Air Arabia’s first quarter profit drops due to coronavirus

The Sharjah-based low-cost carrier made Dh71million in the three months to March 31, a 45% decline from a year earlier

Air Arabia chairman Sheikh Abdullah Al Thani said the airline recorded a strong start to the year but the coronavirus outbreak affected overall performance in the quarter. Photo courtesy Air Arabia
Air Arabia chairman Sheikh Abdullah Al Thani said the airline recorded a strong start to the year but the coronavirus outbreak affected overall performance in the quarter. Photo courtesy Air Arabia

Air Arabia, the UAE’s only listed airline, reported a 45 per cent decline in first quarter profit due to the coronavirus pandemic that brought global air travel to a near-halt.

The Sharjah-based budget carrier made Dh71 million in the three months to March 31, compared to Dh128m a year earlier, it said in a statement on Thursday.

Revenue fell 12 per cent to Dh901m and quarterly passenger traffic declined 14 per cent to 2.4 million.
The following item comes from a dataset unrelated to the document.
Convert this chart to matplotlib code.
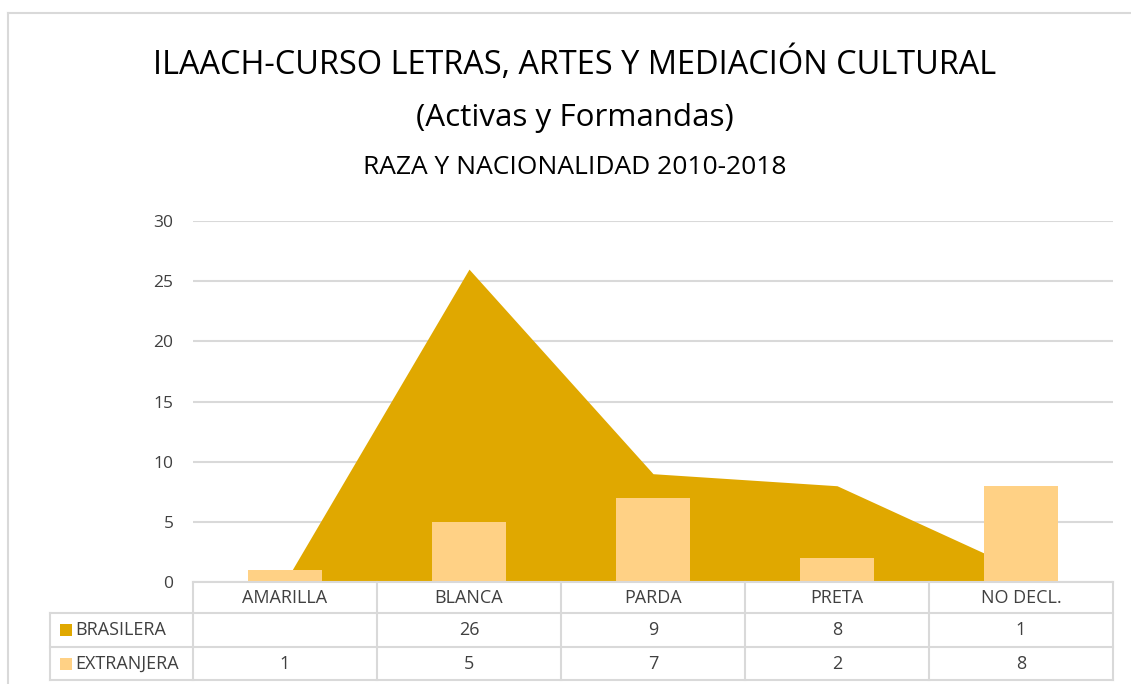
import matplotlib.pyplot as plt
import matplotlib.transforms as mtransforms
from matplotlib.patches import Rectangle
from matplotlib.lines import Line2D
import numpy as np

# DATA
categories = ['AMARILLA', 'BLANCA', 'PARDA', 'PRETA', 'NO DECL.']
brasilera = [None, 26, 9, 8, 1]
extranjera = [1, 5, 7, 2, 8]
series_names = ['BRASILERA', 'EXTRANJERA']
yticks = [0, 5, 10, 15, 20, 25, 30]

GOLD = '#E0A800'
LIGHT = '#FFD185'
GRID = '#D9D9D9'
TXT = '#404040'

plt.rcParams['font.family'] = ['Open Sans', 'DejaVu Sans']

W, H = 1131, 684
fig = plt.figure(figsize=(W / 100, H / 100), dpi=100)

def fx(px):
    return px / W

def fy(py):
    return 1 - py / H

# outer chart border (top + left visible)
fig.add_artist(Line2D([fx(8), fx(8)], [fy(13), fy(690)], color=GRID, lw=1.5))
fig.add_artist(Line2D([fx(8), fx(1140)], [fy(13), fy(13)], color=GRID, lw=1.5))

# titles
fig.text(0.508, fy(64), 'ILAACH-CURSO LETRAS, ARTES Y MEDIACIÓN CULTURAL',
         ha='center', va='center', fontsize=23.4, color='black')
fig.text(0.508, fy(118), '(Activas y Formandas)',
         ha='center', va='center', fontsize=22.6, color='black')
fig.text(0.508, fy(167), 'RAZA Y NACIONALIDAD 2010-2018',
         ha='center', va='center', fontsize=19, color='black')

left, right, top, bottom = 193, 1113, 221, 582
ax = fig.add_axes([fx(left), fy(bottom), (right - left) / W, (bottom - top) / H])

x = np.arange(len(categories))
bras_vals = [0 if v is None else v for v in brasilera]
ax.fill_between(x, bras_vals, 0, color=GOLD, lw=0, zorder=2)
ax.bar(x, extranjera, width=0.4, color=LIGHT, zorder=3)

ax.set_xlim(-0.5, len(categories) - 0.5)
ax.set_ylim(0, 30)
ax.set_yticks(yticks)
ax.set_yticklabels([str(t) for t in yticks], color=TXT, fontsize=12.5)
ax.set_xticks([])
ax.tick_params(axis='y', length=0, pad=14)
ax.grid(axis='y', color=GRID, lw=1.5, zorder=0)
ax.set_axisbelow(True)
for s in ax.spines.values():
    s.set_visible(False)

# data table below the axes
trans = mtransforms.blended_transform_factory(ax.transData, fig.transFigure)
row_y = [582, 613, 647, 680]
lw = 1.5
for i, py in enumerate(row_y):
    x0 = fx(left) if i == 0 else fx(50)
    fig.add_artist(Line2D([x0, fx(right)], [fy(py), fy(py)], color=GRID, lw=lw))
for k in range(len(categories) + 1):
    xx = fx(left) + k * (right - left) / W / len(categories)
    fig.add_artist(Line2D([xx, xx], [fy(582), fy(680)], color=GRID, lw=lw))
fig.add_artist(Line2D([fx(50), fx(50)], [fy(613), fy(680)], color=GRID, lw=lw))

fs = 13
for i, c in enumerate(categories):
    ax.text(i, fy(598), c, transform=trans, ha='center', va='center', fontsize=fs, color=TXT)
    bv = brasilera[i]
    ax.text(i, fy(630), '' if bv is None else str(bv), transform=trans,
            ha='center', va='center', fontsize=fs, color=TXT)
    ax.text(i, fy(664), str(extranjera[i]), transform=trans,
            ha='center', va='center', fontsize=fs, color=TXT)

for name, col, py in zip(series_names, [GOLD, LIGHT], [630, 664]):
    fig.add_artist(Rectangle((fx(60), fy(py + 6)), 12 / W, 12 / H, color=col, lw=0))
    fig.text(fx(75), fy(py), name, ha='left', va='center', fontsize=fs, color=TXT)

fig.savefig('out.png', dpi=100)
The airline’s seat load factor maintained a relatively high average of 83 per cent.

“Air Arabia witnessed a strong start of the year across the breadth of its operations. However, the impact of Covid-19 pandemic on the global aviation, which materialised in airport closures, travel restrictions and low travel demand, has affected the overall performance of the quarter,” said the company’s chairman Sheikh Abdullah Al Thani.

“Nonetheless, we are glad that Air Arabia still managed to deliver profitability and solid performance during the first quarter of this year,” he added.

The International Air Transport Association, an industry lobby group representing some 290 airlines, forecasts global carriers could lose $314 billion (Dh1.15 trillion) in passenger revenue this year – a 55 per cent drop compared to 2019.

Gulf carriers, along with airlines around the world, have had to take unprecedented measures to survive, including cutting salaries and asking staff to take unpaid leave.

Air Arabia, which has about 2,000 employees in total, cut 57 jobs earlier this month.

“The management team has taken a series of business decisions to control our fixed and running costs during this period while supporting our business continuity,” Sheikh Al Thani said. “All these measures are set in motion at a time when airlines around the world continue to battle the biggest challenge faced in the history of aviation.”

The UAE had suspended all scheduled passenger flights in and out of the country on March 25 for two weeks. UAE airlines, including Emirates, Etihad, flydubai and Air Arabia, are operating a mix of repatriation flights and cargo services, and some have started introducing passenger flights this month.

Air Arabia’s list of destinations available for a mix of cargo and passenger flights include Afghanistan, Bahrain, Egypt, India, Iran, Kuwait, Nepal, Oman and Sudan.

Last month, the carrier announced that Air Arabia Abu Dhabi, a joint venture between Etihad and Air Arabia, has received its Air Operating Certificate (AOC). Adel Ali, group chief executive of Air Arabia, said at the time that the UAE's fifth airline would start operating “as soon as skies and airports open and customers can fly again”.